他身上突然冒出了熾熱的火焰,背后展開了一雙巨大的黑色翅膀。
看起來,就像在火焰中燃燒著一樣。
剩下的幾個獵魔人很快都被他殺死了。
他朝我走過來,一臉怒氣,問我想干什麼。
「我想保護你。」
「你只是想保護你哥哥的軀殼而已。」
「不是,我想保護你,不僅是因為哥哥,還因為……因為……」
狂風大作,吹起了我的頭發和白裙子。
如果此刻有流星經過,就會看到,一個脆弱的人類少女,站在一個渾身燃燒著火焰,展開了巨大的黑色翅膀的魔鬼面前。
她在哭泣,卻不是因為懼怕。
「因為我愛你!」
可是,我從他眼里,讀到了不相信。
「你不相信是嗎?
「還是說你害怕相信?」
他笑了:
「好。
「你從這里跳下去。
「我就相信你愛我。
」
我向身后望去,下面的馬路上車流不息,行人只有螞蟻大小,對于恐高的我,看一眼,就膽戰心驚了。
「不敢是嗎?
「你當然不敢,連命都沒了,你還怎麼找回你哥哥?」
他輕蔑地笑了,準備離開。
「晚安。
「墮天使。」
我縱身一躍,從大廈天臺跳了下去。
在墜落時,我的腦海里又多了兩段溫司年的回憶。
<第一段回憶>
瓢潑大雨中,他完成了和惡魔的交易。
惡魔占據了他的身體,走向大雨里的父親,把他從高處推了下去。
溫司年清醒過來,他跑下去,跪在父親面前。
他臉色蒼白,顫抖著,張大嘴,卻什麼都喊不出來。
血液從他父親身下蔓延開來,曾經為他撐了一片天的父親,就那樣了無生氣地躺在那兒,半睜著眼。
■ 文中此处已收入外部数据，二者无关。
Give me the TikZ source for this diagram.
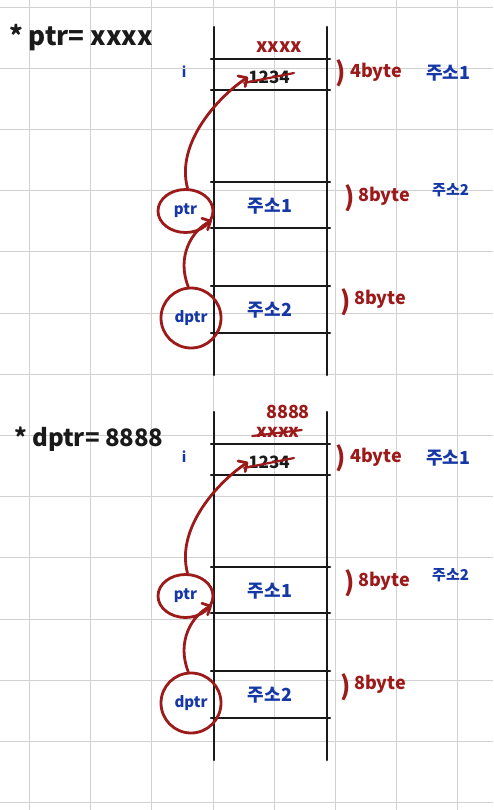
\documentclass[tikz,border=0pt]{standalone}
\usepackage{fontspec}
\setmainfont{Noto Sans CJK KR}
\usetikzlibrary{arrows.meta,shapes.geometric}
\definecolor{pen}{HTML}{1A1A1A}
\definecolor{redpen}{HTML}{9C1A1A}
\definecolor{bluepen}{HTML}{1638A6}
\definecolor{gridc}{HTML}{D2D2D2}
\newcommand\memblock{%
  \draw[wall] (214,27) -- (214,375);
  \draw[wall] (327,27) -- (327,375);
  \foreach \yy in {59,90,182,228,286,333} \draw[rowline] (211,\yy) -- (330,\yy);
  \node[bluetxt, font=\fontsize{14}{14}\selectfont\bfseries] (i) at (184,72) {i};
  \node[valtxt] (val) at (269,77) {1234};
  \draw[strike] ([shift={(-4,6)}]val.west) -- ([shift={(4,-4)}]val.east);
  \node[paren] (p1) at (341,73) {)};
  \node[redtxt, anchor=west] (b1) at (350,72) {4byte};
  \node[bluetxt, anchor=west] (a1) at (426,73) {주소1};
  \node[bluetxt] (c1) at (270,206) {주소1};
  \node[paren] (p2) at (350,198) {)};
  \node[redtxt, anchor=west] (b2) at (358,196) {8byte};
  \node[bluetxt, anchor=west, font=\fontsize{15}{15}\selectfont\bfseries] (a2) at (432,190) {주소2};
  \node[bluetxt] (c2) at (270,310) {주소2};
  \node[paren] (p3) at (346,302) {)};
  \node[redtxt, anchor=west] (b3) at (354,299) {8byte};
  \node[ring, ellipse, minimum width=55, minimum height=43] (ptr) at (185.5,211) {ptr};
  \node[ring, circle, minimum size=60] (dptr) at (191,318) {dptr};
  \draw[redcurve] (ptr.85) .. controls +(-12,-45) and +(-30,20) .. (val.west);
  \draw[redcurve] (dptr.95) .. controls +(-12,-30) and +(-20,10) .. (ptr.-20);
}
\begin{document}
\begin{tikzpicture}[x=1pt,y=-1pt,
  wall/.style={line width=2.5pt, draw=pen, line cap=round},
  rowline/.style={line width=2.2pt, draw=pen, line cap=round},
  gridline/.style={draw=gridc, line width=0.9pt},
  bluetxt/.style={text=bluepen, font=\fontsize{18}{18}\selectfont\bfseries, inner sep=0pt},
  redtxt/.style={text=redpen, font=\fontsize{18}{18}\selectfont\bfseries, inner sep=0pt},
  valtxt/.style={text=pen, font=\fontsize{17}{17}\selectfont\bfseries, inner sep=0pt},
  paren/.style={text=redpen, font=\fontsize{26}{26}\selectfont\bfseries, inner sep=0pt},
  strike/.style={draw=redpen, line width=2.2pt, line cap=round},
  ring/.style={draw=redpen, line width=2.8pt, text=bluepen, inner sep=0pt,
    font=\fontsize{15}{15}\selectfont\bfseries},
  redcurve/.style={draw=redpen, line width=2.8pt, line cap=round,
    -{Straight Barb[angle=90:9pt, round]}},
  header/.style={text=pen, font=\fontsize{26}{26}\selectfont\bfseries, inner sep=0pt, anchor=base west},
]
\fill[white] (0,0) rectangle (493,810);
\useasboundingbox (0,0) rectangle (493,810);
\foreach \k in {0,...,7} \draw[gridline] ({29.5+61.2*\k},0) -- ({29.5+61.2*\k},810);
\foreach \k in {0,...,13} \draw[gridline] (0,{7+61.2*\k}) -- (493,{7+61.2*\k});

% upper drawing
\node[header] (h1) at (9,46) {* ptr= xxxx};
\begin{scope}[name prefix=a-]
  \memblock
  \node[redtxt, font=\fontsize{19}{19}\selectfont\bfseries] (top) at (279,47) {xxxx};
\end{scope}

% lower drawing
\node[header, font=\fontsize{24}{24}\selectfont\bfseries] (h2) at (14,446) {* dptr= 8888};
\begin{scope}[shift={(0,385)}, name prefix=b-]
  \memblock
  \node[redtxt, font=\fontsize{18}{18}\selectfont\bfseries] (old) at (278,47) {xxxx};
  \draw[strike] ([shift={(-4,4)}]old.west) -- ([shift={(2,-2)}]old.east);
  \node[redtxt, font=\fontsize{18}{18}\selectfont\bfseries] (new) at (288,27) {8888};
\end{scope}
\end{tikzpicture}
\end{document}
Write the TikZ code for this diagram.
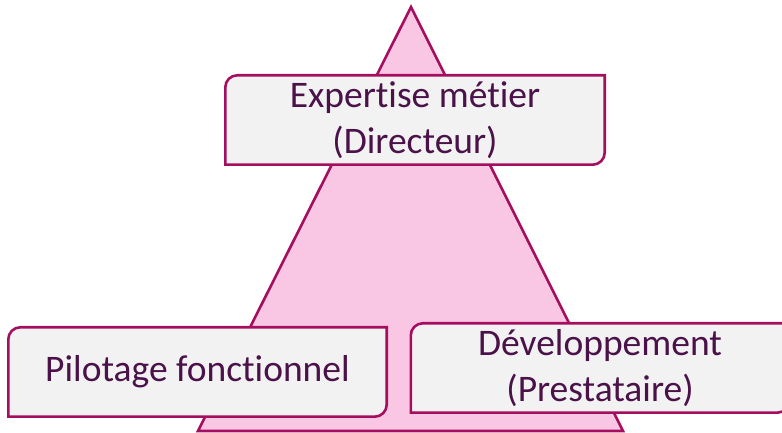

他自責愧疚得恨不得殺了自己。他把父親背了起來,跌跌撞撞地跑起來,一邊喊著救命,救命啊。
他跌倒了,兩人一起摔在污泥里,他去扶父親,喊著,爸爸,爸爸,你怎麼樣?
忽然,父親用微弱的聲音說:
「阿年……別管我啦……
「爸爸……不想拖累你們了……」
他抱著父親在大雨中嚎啕大哭。
他的父親是個好父親,不發病時,他只是個憨厚木訥的可憐人。
有一次他過生日,父親問他想吃什麼。
他看了看肯德基,但他不好意思要求。
但后來他看見父親佝僂著在肯德基店門口徘徊,終于走了進去,拿出一疊一毛兩毛的錢,忐忑不安。
炸雞太貴了,他很窘迫地數了半天錢,買到后,還笑著跟服務員說,謝謝老板,謝謝老板。
可是當他發病,他就像變了一個人一樣,總覺得周圍的人要傷害他,暴怒無常。
他沒有辦法,他真的沒有辦法了。
他們太窮了,沒有辦法送他去精神病院,也沒有人能幫他們。